-- start --

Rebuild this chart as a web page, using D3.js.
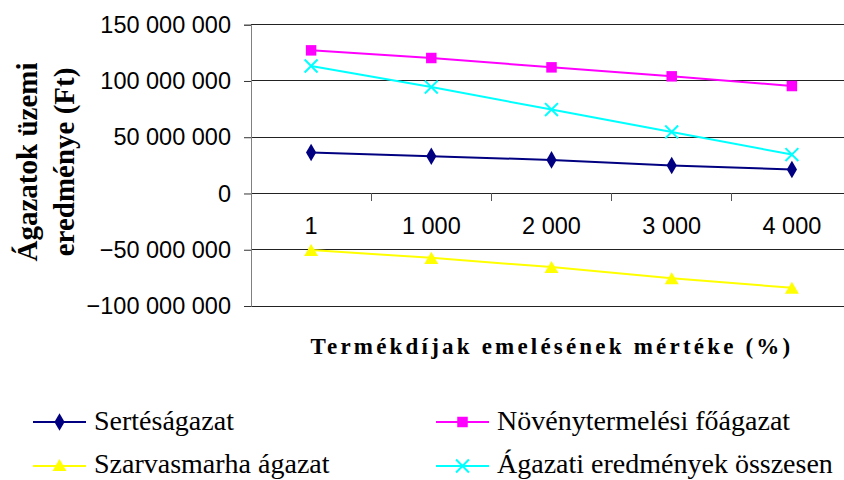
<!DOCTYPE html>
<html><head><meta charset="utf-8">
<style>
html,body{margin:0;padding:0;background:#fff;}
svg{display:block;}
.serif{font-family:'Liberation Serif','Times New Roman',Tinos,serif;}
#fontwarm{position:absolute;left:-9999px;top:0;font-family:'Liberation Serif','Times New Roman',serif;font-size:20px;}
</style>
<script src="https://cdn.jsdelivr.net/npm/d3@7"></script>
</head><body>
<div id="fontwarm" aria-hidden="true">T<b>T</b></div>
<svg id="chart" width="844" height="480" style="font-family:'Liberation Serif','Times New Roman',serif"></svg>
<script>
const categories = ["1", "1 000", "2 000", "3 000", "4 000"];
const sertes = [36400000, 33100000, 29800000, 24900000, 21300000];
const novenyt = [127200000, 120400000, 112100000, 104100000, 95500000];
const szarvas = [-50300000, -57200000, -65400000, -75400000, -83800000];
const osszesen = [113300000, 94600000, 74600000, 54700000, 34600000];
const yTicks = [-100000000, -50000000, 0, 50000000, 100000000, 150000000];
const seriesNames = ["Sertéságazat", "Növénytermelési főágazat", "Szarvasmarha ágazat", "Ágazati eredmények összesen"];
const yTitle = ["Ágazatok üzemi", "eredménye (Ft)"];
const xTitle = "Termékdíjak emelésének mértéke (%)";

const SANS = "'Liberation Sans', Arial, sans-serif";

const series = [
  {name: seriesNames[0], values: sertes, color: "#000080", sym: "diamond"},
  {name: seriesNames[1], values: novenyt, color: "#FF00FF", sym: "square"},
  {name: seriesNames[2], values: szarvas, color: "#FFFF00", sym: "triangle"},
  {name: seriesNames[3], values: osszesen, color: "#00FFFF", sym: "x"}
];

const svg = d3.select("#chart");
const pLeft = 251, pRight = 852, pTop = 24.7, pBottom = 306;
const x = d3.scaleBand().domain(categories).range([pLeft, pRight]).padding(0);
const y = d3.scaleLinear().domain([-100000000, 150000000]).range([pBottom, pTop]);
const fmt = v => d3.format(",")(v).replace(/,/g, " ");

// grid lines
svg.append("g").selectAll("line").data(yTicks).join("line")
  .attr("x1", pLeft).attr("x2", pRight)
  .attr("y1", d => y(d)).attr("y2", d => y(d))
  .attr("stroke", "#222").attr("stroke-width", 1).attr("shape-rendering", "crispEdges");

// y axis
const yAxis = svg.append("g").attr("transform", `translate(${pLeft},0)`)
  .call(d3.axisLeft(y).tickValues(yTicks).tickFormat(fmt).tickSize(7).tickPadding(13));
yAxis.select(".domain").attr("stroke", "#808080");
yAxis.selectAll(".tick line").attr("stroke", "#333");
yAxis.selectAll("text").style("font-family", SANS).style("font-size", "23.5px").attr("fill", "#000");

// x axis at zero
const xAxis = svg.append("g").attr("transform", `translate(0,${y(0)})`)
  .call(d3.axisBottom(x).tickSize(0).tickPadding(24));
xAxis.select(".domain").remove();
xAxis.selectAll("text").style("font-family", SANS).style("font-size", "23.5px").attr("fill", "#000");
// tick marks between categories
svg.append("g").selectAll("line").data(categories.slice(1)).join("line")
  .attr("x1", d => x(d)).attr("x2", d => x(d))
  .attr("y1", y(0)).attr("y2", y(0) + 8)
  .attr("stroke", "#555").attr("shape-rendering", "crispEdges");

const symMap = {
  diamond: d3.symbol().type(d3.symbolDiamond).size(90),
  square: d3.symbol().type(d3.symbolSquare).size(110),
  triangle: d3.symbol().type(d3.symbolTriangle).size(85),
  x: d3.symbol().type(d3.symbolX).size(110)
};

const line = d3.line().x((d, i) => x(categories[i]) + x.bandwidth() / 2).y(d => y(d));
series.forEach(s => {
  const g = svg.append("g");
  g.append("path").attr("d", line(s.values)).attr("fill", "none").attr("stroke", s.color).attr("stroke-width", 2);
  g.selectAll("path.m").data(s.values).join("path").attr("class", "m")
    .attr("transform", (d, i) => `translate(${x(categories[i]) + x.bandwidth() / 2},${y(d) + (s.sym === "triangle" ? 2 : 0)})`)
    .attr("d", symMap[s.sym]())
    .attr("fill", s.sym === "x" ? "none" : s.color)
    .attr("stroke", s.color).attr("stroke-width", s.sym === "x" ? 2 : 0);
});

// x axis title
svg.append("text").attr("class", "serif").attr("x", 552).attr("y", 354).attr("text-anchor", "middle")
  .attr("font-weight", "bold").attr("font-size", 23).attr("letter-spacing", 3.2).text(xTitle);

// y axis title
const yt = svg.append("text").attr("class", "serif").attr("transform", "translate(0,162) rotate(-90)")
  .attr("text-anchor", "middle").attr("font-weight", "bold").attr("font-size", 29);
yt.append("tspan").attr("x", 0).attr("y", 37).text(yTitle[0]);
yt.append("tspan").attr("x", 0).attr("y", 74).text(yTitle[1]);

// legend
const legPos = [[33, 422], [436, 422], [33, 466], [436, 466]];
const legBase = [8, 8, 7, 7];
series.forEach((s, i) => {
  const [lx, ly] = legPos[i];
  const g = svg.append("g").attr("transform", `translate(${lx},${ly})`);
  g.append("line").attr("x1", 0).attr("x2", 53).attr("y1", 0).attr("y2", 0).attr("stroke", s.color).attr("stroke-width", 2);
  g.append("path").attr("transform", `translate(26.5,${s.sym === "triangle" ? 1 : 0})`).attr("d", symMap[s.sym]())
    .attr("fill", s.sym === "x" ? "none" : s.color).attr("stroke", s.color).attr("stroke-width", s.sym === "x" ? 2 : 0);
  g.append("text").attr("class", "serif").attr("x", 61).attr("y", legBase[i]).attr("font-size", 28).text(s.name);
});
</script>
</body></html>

-- end --

| Exercise goal |
Repeat the data exactly in full, omitting its pictures.

| Written response |
Rebuild this chart as a web page, using D3.js.
<!DOCTYPE html>
<html><head><meta charset="utf-8">
<style>
html,body{margin:0;padding:0;background:#fff;}
svg{display:block;}
.serif{font-family:'Liberation Serif','Times New Roman',Tinos,serif;}
#fontwarm{position:absolute;left:-9999px;top:0;font-family:'Liberation Serif','Times New Roman',serif;font-size:20px;}
</style>
<script src="https://cdn.jsdelivr.net/npm/d3@7"></script>
</head><body>
<div id="fontwarm" aria-hidden="true">T<b>T</b></div>
<svg id="chart" width="844" height="480" style="font-family:'Liberation Serif','Times New Roman',serif"></svg>
<script>
const categories = ["1", "1 000", "2 000", "3 000", "4 000"];
const sertes = [36400000, 33100000, 29800000, 24900000, 21300000];
const novenyt = [127200000, 120400000, 112100000, 104100000, 95500000];
const szarvas = [-50300000, -57200000, -65400000, -75400000, -83800000];
const osszesen = [113300000, 94600000, 74600000, 54700000, 34600000];
const yTicks = [-100000000, -50000000, 0, 50000000, 100000000, 150000000];
const seriesNames = ["Sertéságazat", "Növénytermelési főágazat", "Szarvasmarha ágazat", "Ágazati eredmények összesen"];
const yTitle = ["Ágazatok üzemi", "eredménye (Ft)"];
const xTitle = "Termékdíjak emelésének mértéke (%)";

const SANS = "'Liberation Sans', Arial, sans-serif";

const series = [
  {name: seriesNames[0], values: sertes, color: "#000080", sym: "diamond"},
  {name: seriesNames[1], values: novenyt, color: "#FF00FF", sym: "square"},
  {name: seriesNames[2], values: szarvas, color: "#FFFF00", sym: "triangle"},
  {name: seriesNames[3], values: osszesen, color: "#00FFFF", sym: "x"}
];

const svg = d3.select("#chart");
const pLeft = 251, pRight = 852, pTop = 24.7, pBottom = 306;
const x = d3.scaleBand().domain(categories).range([pLeft, pRight]).padding(0);
const y = d3.scaleLinear().domain([-100000000, 150000000]).range([pBottom, pTop]);
const fmt = v => d3.format(",")(v).replace(/,/g, " ");

// grid lines
svg.append("g").selectAll("line").data(yTicks).join("line")
  .attr("x1", pLeft).attr("x2", pRight)
  .attr("y1", d => y(d)).attr("y2", d => y(d))
  .attr("stroke", "#222").attr("stroke-width", 1).attr("shape-rendering", "crispEdges");

// y axis
const yAxis = svg.append("g").attr("transform", `translate(${pLeft},0)`)
  .call(d3.axisLeft(y).tickValues(yTicks).tickFormat(fmt).tickSize(7).tickPadding(13));
yAxis.select(".domain").attr("stroke", "#808080");
yAxis.selectAll(".tick line").attr("stroke", "#333");
yAxis.selectAll("text").style("font-family", SANS).style("font-size", "23.5px").attr("fill", "#000");

// x axis at zero
const xAxis = svg.append("g").attr("transform", `translate(0,${y(0)})`)
  .call(d3.axisBottom(x).tickSize(0).tickPadding(24));
xAxis.select(".domain").remove();
xAxis.selectAll("text").style("font-family", SANS).style("font-size", "23.5px").attr("fill", "#000");
// tick marks between categories
svg.append("g").selectAll("line").data(categories.slice(1)).join("line")
  .attr("x1", d => x(d)).attr("x2", d => x(d))
  .attr("y1", y(0)).attr("y2", y(0) + 8)
  .attr("stroke", "#555").attr("shape-rendering", "crispEdges");

const symMap = {
  diamond: d3.symbol().type(d3.symbolDiamond).size(90),
  square: d3.symbol().type(d3.symbolSquare).size(110),
  triangle: d3.symbol().type(d3.symbolTriangle).size(85),
  x: d3.symbol().type(d3.symbolX).size(110)
};

const line = d3.line().x((d, i) => x(categories[i]) + x.bandwidth() / 2).y(d => y(d));
series.forEach(s => {
  const g = svg.append("g");
  g.append("path").attr("d", line(s.values)).attr("fill", "none").attr("stroke", s.color).attr("stroke-width", 2);
  g.selectAll("path.m").data(s.values).join("path").attr("class", "m")
    .attr("transform", (d, i) => `translate(${x(categories[i]) + x.bandwidth() / 2},${y(d) + (s.sym === "triangle" ? 2 : 0)})`)
    .attr("d", symMap[s.sym]())
    .attr("fill", s.sym === "x" ? "none" : s.color)
    .attr("stroke", s.color).attr("stroke-width", s.sym === "x" ? 2 : 0);
});

// x axis title
svg.append("text").attr("class", "serif").attr("x", 552).attr("y", 354).attr("text-anchor", "middle")
  .attr("font-weight", "bold").attr("font-size", 23).attr("letter-spacing", 3.2).text(xTitle);

// y axis title
const yt = svg.append("text").attr("class", "serif").attr("transform", "translate(0,162) rotate(-90)")
  .attr("text-anchor", "middle").attr("font-weight", "bold").attr("font-size", 29);
yt.append("tspan").attr("x", 0).attr("y", 37).text(yTitle[0]);
yt.append("tspan").attr("x", 0).attr("y", 74).text(yTitle[1]);

// legend
const legPos = [[33, 422], [436, 422], [33, 466], [436, 466]];
const legBase = [8, 8, 7, 7];
series.forEach((s, i) => {
  const [lx, ly] = legPos[i];
  const g = svg.append("g").attr("transform", `translate(${lx},${ly})`);
  g.append("line").attr("x1", 0).attr("x2", 53).attr("y1", 0).attr("y2", 0).attr("stroke", s.color).attr("stroke-width", 2);
  g.append("path").attr("transform", `translate(26.5,${s.sym === "triangle" ? 1 : 0})`).attr("d", symMap[s.sym]())
    .attr("fill", s.sym === "x" ? "none" : s.color).attr("stroke", s.color).attr("stroke-width", s.sym === "x" ? 2 : 0);
  g.append("text").attr("class", "serif").attr("x", 61).attr("y", legBase[i]).attr("font-size", 28).text(s.name);
});
</script>
</body></html>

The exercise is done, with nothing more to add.